On Monday gold staged a bit of a comeback with December futures trading on the Comex market in New York exchanging hands at $1,265.20 an ounce in European trade, up more than $13 from Friday’s close.

Gold has been on the defensive since last Tuesday when heavy selling saw it crash through $1,300 an ounce to a level last seen before the Brexit vote gave it a new leg up. For the week gold lost more than 5% with Friday US jobs numbers pushing the metal below $1,250 for the first time since the beginning of June.

Gold touched a two-year high in July around $1,380 an ounce and year to date the metal is still managing gains of nearly 20% or more than $200 an ounce, one of its best annual performances since 1980.

But there are signs that hedge funds active on the derivatives market have lost confidence in gold’s ability to move higher.

Bullish bets placed by hedge or so-called managed money on gold futures and options are down nearly 30% from the July high and the lowest net position since May’s correction, when gold came close to falling through the $1,200 an ounce level.

Last week according to the CFTC’s weekly Commitment of Traders data up to October 4 released on Friday speculators added 38% to short positions – bets that gold could be bought cheaper in future, and cut longs by the equivalent of 4.2 million ounces. On a net basis bullish bets have now fallen to 20.5 million.

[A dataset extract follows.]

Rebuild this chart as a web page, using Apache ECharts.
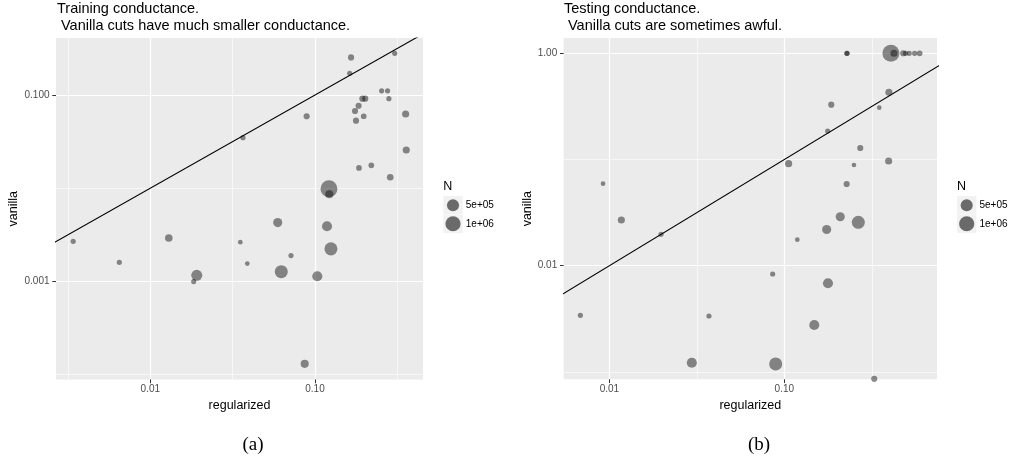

Hedge funds dramatically raised bearish bets on gold during the final months of 2015 pushing the overall market into a net short position – bets that gold could be bought back at a lower price in the future – for the first time since at least 2006, when government first started to collect the data.

The trend was thoroughly reverse this year however with investors building large bullish positions culminating in an all-time record number of net long contracts – bets that gold will be more valuable in future – in the first week of July of 28.7 million ounces.

That was more than managed money investors’ holding on the gold derivatives market in New York of August 2011 when gold was peaking at an all-time high of $1,900.